Als u een probe statisch toepast, voegt de Probekit-engine voor instrumentatie probecode en aanroepen naar de probeklassen in de klassenbestanden van de toepassing in. Verwijder de probe-instrumentatie uit de klassen- en JAR-bestanden van het project als u probes gaat wijzigen of niet langer probegegevens hoeft te verzamelen.
Het verwijderen gaat als volgt:
- Voer een van de volgende stappen uit:
- Bouw het project opnieuw op met de broncode.
- Verwijder de geïnstrumenteerde klassen- en JAR-bestanden en wis de extensie .bak uit de bestandsnaam van de oorspronkelijke, niet-geïnstrumenteerde klassen- en JAR-bestanden.

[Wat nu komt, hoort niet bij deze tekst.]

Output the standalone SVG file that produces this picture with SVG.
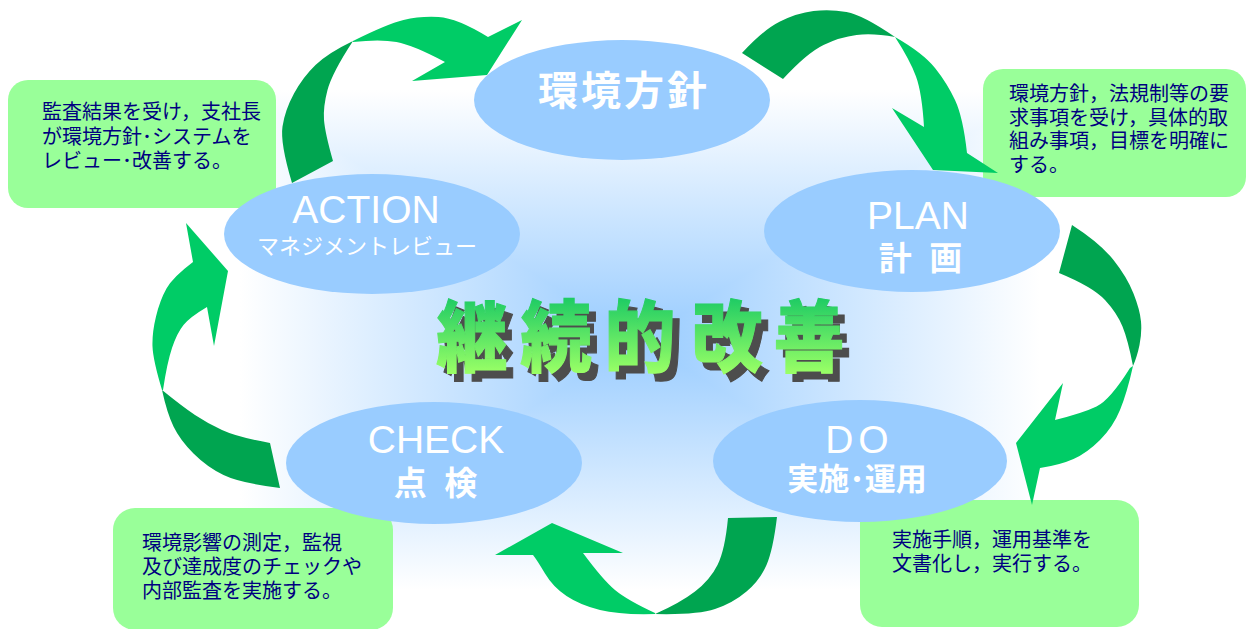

- Als het project een bronproject is, gaat u als volgt te werk:
- Schoon het probeproject op en bouw het opnieuw op om de probe-instrumentatie uit de class-bestanden te verwijderen.
- Verwijder de _probe.class-bestanden. (De vereiste _probe.class-bestanden zijn door Probekit naar de uitvoercontainer gekopieerd bij het toepassen van de probe.)
- Stel alle jar.bak-bestanden op hun oorspronkelijke naam in.
- Als het project een binair project is, gaat u als volgt te werk:
- Verwijder de map _probekit_probes_ uit het klassenpad van het project. (Deze map is door Probekit gemaakt en aan het klassenpad toegevoegd.)
- Wis de map _probekit_probes_.
- Stel alle BAK-bestanden op hun oorspronkelijke naam in.